For instance, during the Republican National Convention, Governor Romney explained to "the majority of Americans who now believe that the future will not be better than the past, I can guarantee you this: if Barack Obama is re-elected, you will be right."
That's a pretty remarkable statement, coming from the presidential candidate of a major party. Imagine Bob Dole or John Kerry announcing that the world would pretty much come to an end if they did not defeat the incumbent (though with John Kerry, it would have been an accurate attack). But Bob Dole's fighting days were behind him by 1996, and John Kerry in 2004 was not the John Kerry who spoke at the DNC last week.
But the most recent attacks have shown evidence of even more desperation from the Republican nominee.
After the storming of America's embassy compounds in Libya and Egypt was reported on Tuesday, Romney stated that he was shocked by the event and, more specifically, by the president's 'sympathy' towards the perpetrators. "I'm outraged by the attacks on American diplomatic missions in Libya and Egypt and by the death of an American consulate worker in Benghazi. It's disgraceful that the Obama administration's first response was not to condemn attacks on our diplomatic missions, but to sympathize with those who waged the attacks."

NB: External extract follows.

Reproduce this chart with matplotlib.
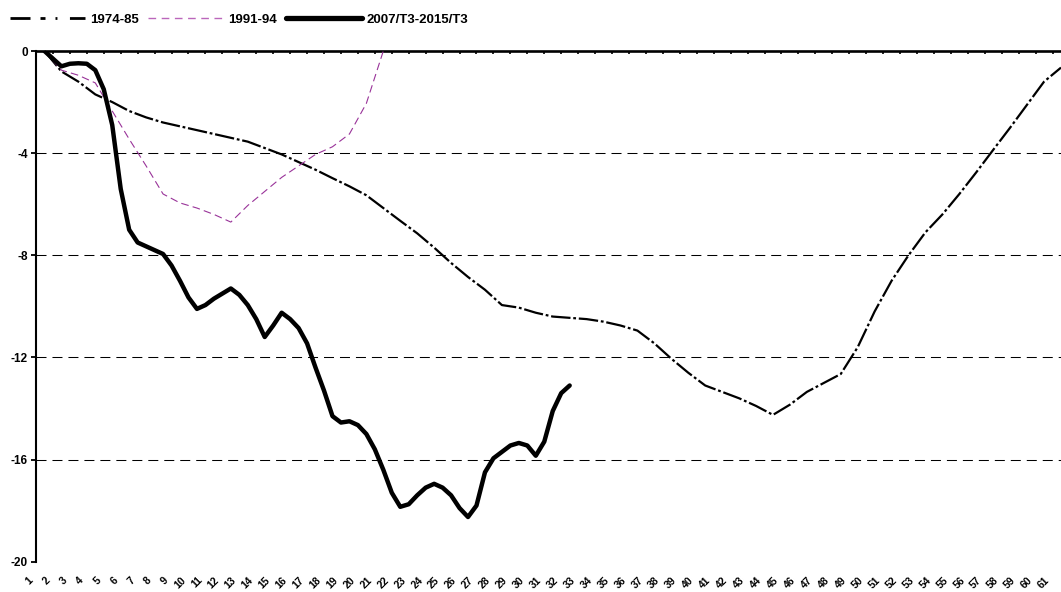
import numpy as np
import matplotlib
matplotlib.use("Agg")
import matplotlib.pyplot as plt
from matplotlib.lines import Line2D
from matplotlib.transforms import ScaledTranslation

plt.rcParams['font.family'] = ['Liberation Sans', 'DejaVu Sans']
plt.rcParams['font.weight'] = 'bold'
plt.rcParams['lines.scale_dashes'] = False

# ─── data ─────────────────────────────────────────────────────────────────
categories = list(range(1, 62))

# 1974-85, one value per category
s7485 = [0.0, -0.8, -1.2, -1.7, -2.0, -2.35, -2.6, -2.8, -2.95, -3.1,
         -3.25, -3.4, -3.55, -3.8, -4.05, -4.35, -4.65, -4.98, -5.3, -5.65,
         -6.15, -6.65, -7.14, -7.7, -8.3, -8.85, -9.35, -9.95, -10.05, -10.25,
         -10.4, -10.45, -10.5, -10.6, -10.75, -10.95, -11.45, -12.05, -12.6, -13.1,
         -13.35, -13.6, -13.9, -14.25, -13.85, -13.35, -13.0, -12.65, -11.6, -10.2,
         -9.0, -8.0, -7.1, -6.4, -5.6, -4.75, -3.87, -3.0, -2.1, -1.2,
         -0.65]

# 1991-94, categories 1..21
s9194 = [0.0, -0.75, -0.95, -1.25, -2.35, -3.45, -4.5, -5.6, -5.95, -6.15,
         -6.4, -6.7, -6.05, -5.5, -4.95, -4.5, -4.05, -3.75, -3.25, -2.05,
         0.0]

# 2007/T3-2015/T3, read every half category
x0715 = [1 + 0.5 * k for k in range(63)]
s0715 = [0.0, -0.3, -0.6, -0.5, -0.48, -0.5, -0.75, -1.5, -2.9, -5.4,
         -7.0, -7.5, -7.65, -7.8, -7.95, -8.4, -9.0, -9.65, -10.1, -9.95,
         -9.7, -9.5, -9.3, -9.55, -9.95, -10.5, -11.2, -10.75, -10.25, -10.5,
         -10.85, -11.45, -12.4, -13.3, -14.3, -14.55, -14.5, -14.65, -15.0, -15.6,
         -16.4, -17.3, -17.85, -17.75, -17.4, -17.1, -16.95, -17.1, -17.4, -17.9,
         -18.25, -17.8, -16.5, -15.95, -15.7, -15.45, -15.35, -15.45, -15.85, -15.3,
         -14.1, -13.4, -13.1]

yticks = [0, -4, -8, -12, -16, -20]
labels = ["1974-85", "1991-94", "2007/T3-2015/T3"]

# ─── figure ───────────────────────────────────────────────────────────────
fig = plt.figure(figsize=(10.61, 5.92), dpi=100)
ax = fig.add_axes([36 / 1061, 1 - 561.7 / 592, 1 - 36 / 1061, (561.7 - 51) / 592])

for y in yticks[1:-1]:
    ax.axhline(y, color="black", lw=0.75, dashes=(7.2, 4.3), zorder=1)

ax.plot(categories, s7485, color="black", lw=1.6, dashes=(14, 2, 2, 2),
        clip_on=False, zorder=3)
ax.plot(categories[:len(s9194)], s9194, color="#993399", lw=0.8,
        dashes=(5.5, 3), zorder=3)
ax.plot(x0715, s0715, color="black", lw=3.2, solid_capstyle="round",
        solid_joinstyle="round", zorder=4)

ax.set_xlim(0.5, 61.0)
ax.set_ylim(-20, 0)

for side in ("right", "bottom"):
    ax.spines[side].set_visible(False)
ax.spines["left"].set_linewidth(1.5)
ax.spines["top"].set_linewidth(1.9)

ax.set_yticks(yticks)
ax.set_yticklabels([str(v) for v in yticks], fontsize=8.5, fontweight="bold")
ax.tick_params(axis="y", direction="out", length=3.8, width=1.3, pad=2)

ax.set_xticks(categories)
ax.set_xticklabels([str(c) for c in categories], rotation=45, ha="right",
                   va="center", rotation_mode="anchor", fontsize=7.5,
                   fontweight="bold")
ax.tick_params(axis="x", which="major", length=0, pad=12)
ax.set_xticks([c + 0.5 for c in categories[:-1]], minor=True)
ax.tick_params(axis="x", which="minor", top=True, bottom=False,
               direction="in", length=2.2, width=1.2)

shift = ScaledTranslation(-13 / 100, 0, fig.dpi_scale_trans)
for lbl in ax.get_xticklabels():
    lbl.set_transform(lbl.get_transform() + shift)

handles = [
    Line2D([], [], color="black", lw=2, dashes=(14.4, 7.2, 3.6, 7.2, 1.4, 9)),
    Line2D([], [], color="#bb66bb", lw=1, dashes=(5.5, 4)),
    Line2D([], [], color="black", lw=3.8, solid_capstyle="round"),
]
fig.legend(handles, labels, loc="center left",
           bbox_to_anchor=(10 / 1061, 1 - 20 / 592),
           ncol=3, frameon=False, handlelength=5.7, handletextpad=0.38,
           columnspacing=0.7, borderpad=0, borderaxespad=0,
           prop={"size": 9.5, "weight": "bold"})

fig.savefig("out.png", dpi=100)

Pay no mind to the fact that the statement he was referring to was a press statement condemning an anti-Islam documentary that was solely issued by U.S. embassy officials in Cairo before protesters stormed any embassy compounds. Tune out the fact that the president disavowed the embassy's unauthorized statements while still promising to bring the perpetrators to justice. And ignore the numerous conservative commentators and Republican members of Congress who have either distanced themselves from their party's standard bearer or refuse to join in his newest charge.
No politician or elected official is ever totally safe from being voted out of office. Luck and political tactics can help build up or break down the most well-entrenched incumbent.
Luckily for Romney, Barack Obama is not an entrenched incumbent. National polls only show Romney down anywhere between one and six percent in the wake of Obama's convention bump. There is still plenty of time for this election to swing in Romney's favor. And who knows? It may even turn out that the Romney strategists arguing for a more passive campaign are proven right.
But if Obama's bump in the polls is sustained, voters should expect a more intense and dirtier campaign from the Romney camp in the last few weeks of the campaign. Whether this will cheapen the presidency and Mitt Romney as a person is worth another column entirely.
An incorrect version of this editorial appeared in the print issue. This is the correct copy.